To be done: Copy each line of the data below exactly, leaving out pictures.

Given information:
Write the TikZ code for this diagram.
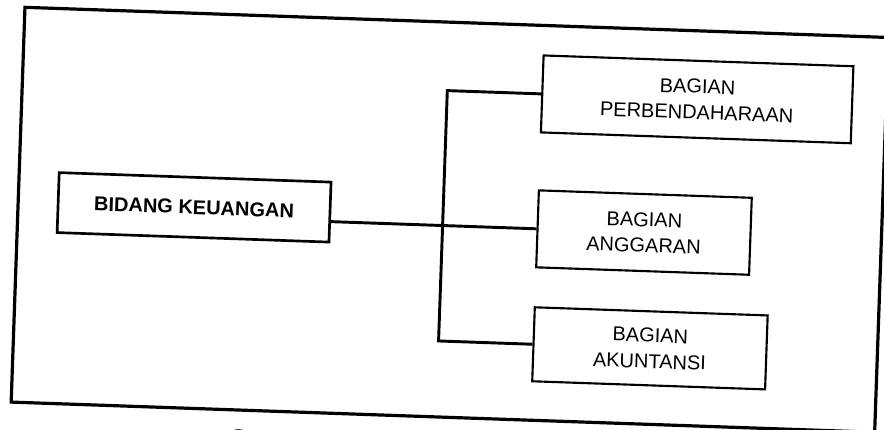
\documentclass[tikz,border=0pt]{standalone}
\usepackage{fontspec}
\setmainfont{Liberation Sans}
\begin{document}
\begin{tikzpicture}[x=0.75pt,y=-0.75pt,
  box/.style={draw, line width=1.6pt, inner sep=0pt, align=center,
    font=\fontsize{15}{19.5}\selectfont},
  conn/.style={line width=2.2pt},
  outerframe/.style={line width=2.4pt}]
\useasboundingbox (0,0) rectangle (884,429);
\begin{scope}[rotate around={-2:(442,214)}, transform shape]
  \draw[outerframe] (18,22) rectangle (882,417);
  \node[box, line width=2pt, minimum width=204pt, minimum height=45pt,
        font=\fontsize{15}{19.5}\selectfont\bfseries] (bidang) at (194,216) {BIDANG KEUANGAN};
  \node[box, minimum width=232.5pt, minimum height=57.75pt] (perb) at (693,90.5) {BAGIAN\\PERBENDAHARAAN};
  \node[box, minimum width=159.75pt, minimum height=57.75pt] (angg) at (644.5,225.5) {BAGIAN\\ANGGARAN};
  \node[box, minimum width=174.75pt, minimum height=55.5pt] (akun) at (654.5,341) {BAGIAN\\AKUNTANSI};
  \coordinate (busx) at (443,0);
  \draw[conn] (angg.west) -- (angg.west -| bidang.east);
  \draw[conn] (perb.west) -| (busx |- akun.west) -- (akun.west);
  \node[anchor=base west, inner sep=0pt, font=\fontsize{19.5}{23}\selectfont] (cap) at (236,455) {Gambar};
\end{scope}
\end{tikzpicture}
\end{document}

Full response:
Write the TikZ code for this diagram.
\documentclass[tikz,border=0pt]{standalone}
\usepackage{fontspec}
\setmainfont{Liberation Sans}
\begin{document}
\begin{tikzpicture}[x=0.75pt,y=-0.75pt,
  box/.style={draw, line width=1.6pt, inner sep=0pt, align=center,
    font=\fontsize{15}{19.5}\selectfont},
  conn/.style={line width=2.2pt},
  outerframe/.style={line width=2.4pt}]
\useasboundingbox (0,0) rectangle (884,429);
\begin{scope}[rotate around={-2:(442,214)}, transform shape]
  \draw[outerframe] (18,22) rectangle (882,417);
  \node[box, line width=2pt, minimum width=204pt, minimum height=45pt,
        font=\fontsize{15}{19.5}\selectfont\bfseries] (bidang) at (194,216) {BIDANG KEUANGAN};
  \node[box, minimum width=232.5pt, minimum height=57.75pt] (perb) at (693,90.5) {BAGIAN\\PERBENDAHARAAN};
  \node[box, minimum width=159.75pt, minimum height=57.75pt] (angg) at (644.5,225.5) {BAGIAN\\ANGGARAN};
  \node[box, minimum width=174.75pt, minimum height=55.5pt] (akun) at (654.5,341) {BAGIAN\\AKUNTANSI};
  \coordinate (busx) at (443,0);
  \draw[conn] (angg.west) -- (angg.west -| bidang.east);
  \draw[conn] (perb.west) -| (busx |- akun.west) -- (akun.west);
  \node[anchor=base west, inner sep=0pt, font=\fontsize{19.5}{23}\selectfont] (cap) at (236,455) {Gambar};
\end{scope}
\end{tikzpicture}
\end{document}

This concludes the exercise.